Where meaning and expression have given way, one begins to observe the smallest particles that fill the seemingly void space. These are the particles of the offbeat. The half steps, the midair gasps, the swelling of the lungs before exhaling. The pauses in a song, the lyrics that repeat but feel different each time. The trembling, the tension, the waiting. The times when it’s not quite over, but nothing has begun anew. The always familiar in the ever-new, the ever-new in the always familiar. These particles elude the coagulating grasp of points and solids, but rather form lines that flow through these points, vibrations that permeate the stable and lead our path into the unpredictable and contingent.

The minimal background sound that underpins the repetitive movement—played live by a musician—transforms into a more melodic and lyrical music. The atmosphere is lightened and as if letting in fresh air, a performer opens the back door of the performance space and moves to the space outside. She perches on a railing and gazes toward the inside. The place where she sits becomes a strange in-between space—through this  space at the door we come to observe three different worlds coexisting in one frame, the fictional world of the artwork, the world of reality, and the transitory world in-between. On the stage, another performer begins to repeat the same movements, but this time very slowly, adding to the layers of space, layers of time. In respect of the performer sitting in the outside and the cars in the real world passing by behind her, time inside the performance space feels out of joint. It begins to warp, creating a sense of surreality. In the next sequences, a series of playful gestures and seemingly incomplete movements unfold in repetition. Like a frozen computer or lagging video, the movements and music do not advance forward but simply repeat in pixelated frames and prolonged rhythms. Time ceases to flow in its metric rhythm, driven into the future, but begins to hover, elongated and postponed. We land in a time and space slightly off the metronome, off the highway, in a whirlpool of offbeats. It is a world of commas and ellipses, not periods and exclamation marks. In this suspended spatio-temporality, the myth of progress is defied—it is allowed to be slow, to delay, to remain premature, to miss the target. Inefficiency, detour, and failure take on a different tinge.

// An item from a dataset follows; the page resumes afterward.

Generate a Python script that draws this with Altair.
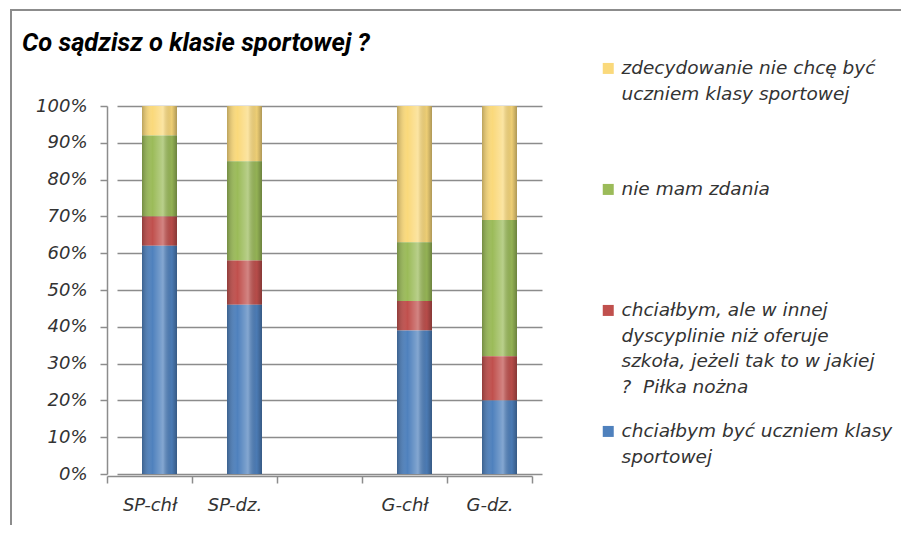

In the final section, the performers chatter and conjecture, “Could it be this?” Though we are not told what they are conjecturing about, the little snippets they share allude to the moments of offbeat that occur in our mundane lives. For instance, the moment of silence after a performance ends and the lights go out, just before the applause begins, a moment you wish would last forever. We all have memories of those moments when you hold your breath, moments that you dearly want to grasp, and yet you know they are beautiful because they will eventually slip through your fingers. After all, no matter how fleeting and trivial they may seem, these are the moments that can make all the difference in the world to the person who experiences them. Once the person has experienced this offbeat moment as a rupture, the world will have changed; however small the change, it will never be the same. Indeed, the three performers repeat the same movements for the last time, and you notice how oddly unfamiliar they seem. The beauty of in-between offbeats lies in the capacity to brew these ruptures. For this reason, the spatio-temporal cocoon that the performance creates through repetition does not feel like stagnation. You are invited to wait for something in this suspended time, to wait for something you are not sure will come, but it is this unknowability that spawns the magic. It’s where possibilities are dreamed of, where speculative potentials are incubated. 

You know the magic has happened when you walk out of the performance space into a blazing sunset of a summer night, and this everyday phenomenon suddenly takes your breath away. Captivated by the sheer beauty of the sunset—neither day nor night, itself an in-between time and space—you return home realizing that the work has opened your eyes to a world of infinite offbeats, that you would no longer need to travel to find the new.